Ваам, подумала Айлин, владения Югаев… Второе семейство разбогатело на железных деревьях, сотрудничая с корпорациями, строившими космические корабли.
– Отец мечтал стать учителем, но жизнь диктует своё, и мечты часто остаются мечтами. Он любил читать, у нас от него остался целый шкаф книг, которые я тоже прочла. Потом пошла работа, и читать я стала меньше, зато помню все прочитанные книги – сюжеты, и авторов, и героев. И казалось мне, что вся наша жизнь человеческая умещается в отцовский книжный шкаф – что ни услышу, о чём бы мне ни рассказали – я уже читала о таком и наперёд знаю, как всё будет складываться и чем закончится. А уж сюжеты о героях я знала наизусть – о битвах с врагами всех мастей: драконами, захватчиками, демонами… о странствиях героев, об их возвращении в родной дом через много-много лет. Только не случилось в жизни возвращения моего любимого героя. Пропал – как в воду канул. Это плохой сюжет, нечестный, его и быть не должно, по всем законам…
Во время своего рассказа Виктория часто останавливалась, чтобы справиться с волнением, и всё же, больше не в силах сдерживаться, залилась слезами. Айлин хотела встать, чтобы её утешить, но Виктория замахала на неё платочком, которым утирала слёзы.

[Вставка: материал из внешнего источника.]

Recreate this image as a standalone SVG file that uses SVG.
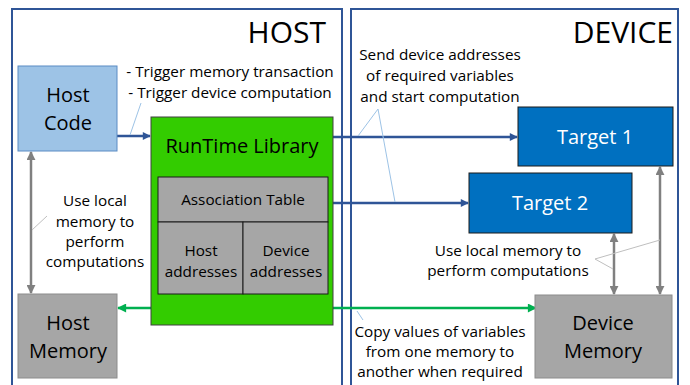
<svg xmlns="http://www.w3.org/2000/svg" width="690" height="385" viewBox="0 0 690 385">
<defs>
<style>
text{font-family:"Open Sans","Liberation Sans",sans-serif;fill:#000;text-anchor:middle}
.frame{fill:none;stroke:#2F5597;stroke-width:2}
.big{font-size:30px;text-anchor:end}
.n20{font-size:20px}
.t15{font-size:15.3px}
.white{fill:#fff}
.blue{stroke:#2F5597;stroke-width:2.5;fill:none}
.gray{stroke:#808080;stroke-width:2.5;fill:none}
.green{stroke:#00B050;stroke-width:2.5;fill:none}
.lead{stroke:#9DC3E6;stroke-width:1;fill:none}
.leadg{stroke:#BFBFBF;stroke-width:1;fill:none}
</style>
<marker id="ab" viewBox="0 0 10 10" refX="9" refY="5" markerWidth="10" markerHeight="8" markerUnits="userSpaceOnUse" orient="auto-start-reverse"><path d="M0,0L10,5L0,10z" fill="#2F5597"/></marker>
<marker id="ag" viewBox="0 0 10 10" refX="9" refY="5" markerWidth="9" markerHeight="9" markerUnits="userSpaceOnUse" orient="auto-start-reverse"><path d="M0,0L10,5L0,10z" fill="#808080"/></marker>
<marker id="agr" viewBox="0 0 10 10" refX="9" refY="5" markerWidth="10" markerHeight="9" markerUnits="userSpaceOnUse" orient="auto-start-reverse"><path d="M0,0L10,5L0,10z" fill="#00B050"/></marker>
</defs>
<rect width="690" height="385" fill="#fff"/>
<g id="host-frame">
<rect class="frame" x="12" y="9" width="330" height="400"/>
<text class="big" x="326" y="43">HOST</text>
</g>
<g id="device-frame">
<rect class="frame" x="351" y="9" width="327" height="400"/>
<text class="big" x="673" y="43">DEVICE</text>
</g>
<g id="connectors">
<line class="blue" x1="117" y1="136" x2="150" y2="136" marker-end="url(#ab)"/>
<line class="blue" x1="333" y1="137" x2="517" y2="137" marker-end="url(#ab)"/>
<line class="blue" x1="328" y1="203" x2="468" y2="203" marker-end="url(#ab)"/>
<line class="gray" x1="31" y1="152" x2="31" y2="293" marker-start="url(#ag)" marker-end="url(#ag)"/>
<line class="gray" x1="614" y1="234" x2="614" y2="294" marker-start="url(#ag)" marker-end="url(#ag)"/>
<line class="gray" x1="660" y1="167" x2="660" y2="294" marker-start="url(#ag)" marker-end="url(#ag)"/>
<line class="green" x1="118" y1="308" x2="536" y2="308" marker-start="url(#agr)" marker-end="url(#agr)"/>
<path class="lead" d="M141,103L130,135"/>
<path class="lead" d="M358,136L378,109L395,202"/>
<path class="leadg" d="M47,216L32,230"/>
<path class="leadg" d="M660,240L595,259L613,269"/>
<path class="lead" d="M357,311L363,320" stroke="#00B050"/>
</g>
<g id="host-code">
<rect x="18" y="66" width="99" height="85" fill="#9DC3E6" stroke="#5B8BC4" stroke-width="1"/>
<text class="n20" x="68" y="102">Host</text>
<text class="n20" x="68" y="130">Code</text>
</g>
<g id="host-memory">
<rect x="18" y="294" width="99" height="84" fill="#A6A6A6" stroke="#8C8C8C" stroke-width="1"/>
<text class="n20" x="68" y="330">Host</text>
<text class="n20" x="68" y="358">Memory</text>
</g>
<g id="runtime-library">
<rect x="151" y="117" width="182" height="208" fill="#33CC00" stroke="#404040" stroke-width="1"/>
<text class="n20" x="242" y="153">RunTime Library</text>
</g>
<g id="association-table">
<rect x="158" y="177" width="170" height="45" fill="#A6A6A6" stroke="#1A1A1A" stroke-width="1"/>
<text class="t15" x="243" y="205">Association Table</text>
</g>
<g id="host-addresses">
<rect x="158" y="222" width="85" height="72" fill="#A6A6A6" stroke="#1A1A1A" stroke-width="1"/>
<text class="t15" x="201" y="256">Host</text>
<text class="t15" x="201" y="277">addresses</text>
</g>
<g id="device-addresses">
<rect x="243" y="222" width="85" height="72" fill="#A6A6A6" stroke="#1A1A1A" stroke-width="1"/>
<text class="t15" x="286" y="256">Device</text>
<text class="t15" x="286" y="277">addresses</text>
</g>
<g id="target-1">
<rect x="518" y="107" width="155" height="59" fill="#0070C0" stroke="#1A1A1A" stroke-width="1"/>
<text class="n20 white" x="595" y="144">Target 1</text>
</g>
<g id="target-2">
<rect x="469" y="173" width="163" height="60" fill="#0070C0" stroke="#1A1A1A" stroke-width="1"/>
<text class="n20 white" x="550" y="210">Target 2</text>
</g>
<g id="device-memory">
<rect x="535" y="295" width="137" height="83" fill="#A6A6A6" stroke="#8C8C8C" stroke-width="1"/>
<text class="n20" x="603" y="330">Device</text>
<text class="n20" x="603" y="358">Memory</text>
</g>
<g id="labels">
<text class="t15" x="230" y="77">- Trigger memory transaction</text>
<text class="t15" x="230" y="98">- Trigger device computation</text>
<text class="t15" x="95" y="206">Use local</text>
<text class="t15" x="95" y="227">memory to</text>
<text class="t15" x="95" y="247">perform</text>
<text class="t15" x="95" y="267">computations</text>
<text class="t15" x="440" y="60">Send device addresses</text>
<text class="t15" x="440" y="81">of required variables</text>
<text class="t15" x="440" y="102">and start computation</text>
<text class="t15" x="508" y="256">Use local memory to</text>
<text class="t15" x="508" y="276">perform computations</text>
<text class="t15" x="440" y="337">Copy values of variables</text>
<text class="t15" x="440" y="357">from one memory to</text>
<text class="t15" x="440" y="377">another when required</text>
</g>
</svg>
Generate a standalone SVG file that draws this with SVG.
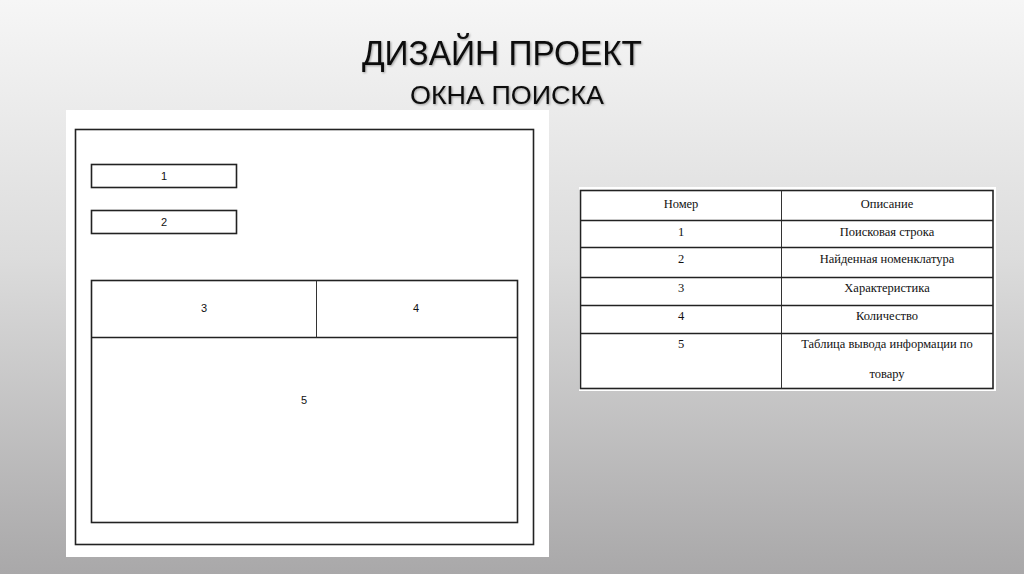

– До того момента, как он исчез, ещё многое нужно рассказать. Железные деревья уж слишком большие, до неба, в них жить можно, если середину выбрать и окошки с дверями прорубить. Чем дальше к северу, тем они мощнее и крепче, и рубить их можно только до того предела, пока не начнут они забирать у людей жизни. А как такое случится, возвращаются к началу и затевают порубку в новом месте. Говорят, ходы под Дубъюком – это сопревшие корни железных деревьев, что росли здесь при зачинании мира. Так и есть, думаю, а иначе откуда они взялись, ходы эти. И вот однажды такое дерево забрало жизнь моего дорогого отца. Бравушке только третий годик пошёл. Мать ушла из артели, стала дома постоянно жить, меня кулинарничать учила, а до того бабуля мне помогала, пока силы были. А работы в деревне никакой, все от железных деревьев зависят, счастье, у кого на лесоповале муж или сын. Мать начала ходить по свадьбам и похоронам – пела очень красиво, да и плакальщица из неё вышла отменная. Как-то перебивались, не голодали и всё на Бравушку насмотреться не могли. Жили мы так четыре года. А потом кое-что случилось. Прибрела к нам в деревню со стороны гадалка, подарила матери горсть камушков, и мать как с ума сошла: кидала эти камушки днём и ночью, кинет и плачет, и снова, и снова… Я эту гадость выбросила, но матери легче не стало, а потом она мне вдруг говорит: нельзя, чтобы у брата твоего ушки заболели. Никогда она его раньше так не называла, всегда сыночек да родненький, а тут – брат твой. Вроде как она к нему отношения не имеет. Ну, ладно. Уж я тряслась над ним, кутала, следила, но не уберегла, в шесть лет заболели у него ушки. Свозили к врачу в соседнюю деревню, капли парнишке нашему прописали, а мать совсем к нему остыла. Ещё один неудачный сюжет, про преступных матерей… – Голос у Виктории прерывался. – Она ведь что сделала? Капли водой разбавила, только запах остался. А я пока догадалась, ему всё хуже и хуже… Так я дралась с ней, госпожа Айлин. «Мамка, надо везти в город, надо везти!» А она всё потом да потом! А потом уж поздно стало, оглох мой Бравушка на оба ушка! Вот какие женщины бывают. Их и матерями-то не назовёшь. Однажды увидела я, как она на него смотрит из-за занавески… – Виктория стиснула зубы.
– Как? – холодея, спросила Айлин.
– Смотрит и – слёзы льёт, вот как. Плачет, дрянь такая! Плакальщица…
– Да подожди ты, Виктория. Как это понять?
– Нечего там понимать. Дрянь она и есть дрянь. Мне уже восемнадцать стукнуло, я нашла работу в пекарне в соседнем селе, забрала Бравушку, и больше ноги моей не было в нашей деревне. И с матерью больше не виделись. Деревня совсем захирела – железные леса вокруг повырубали, из жильцов одни старики.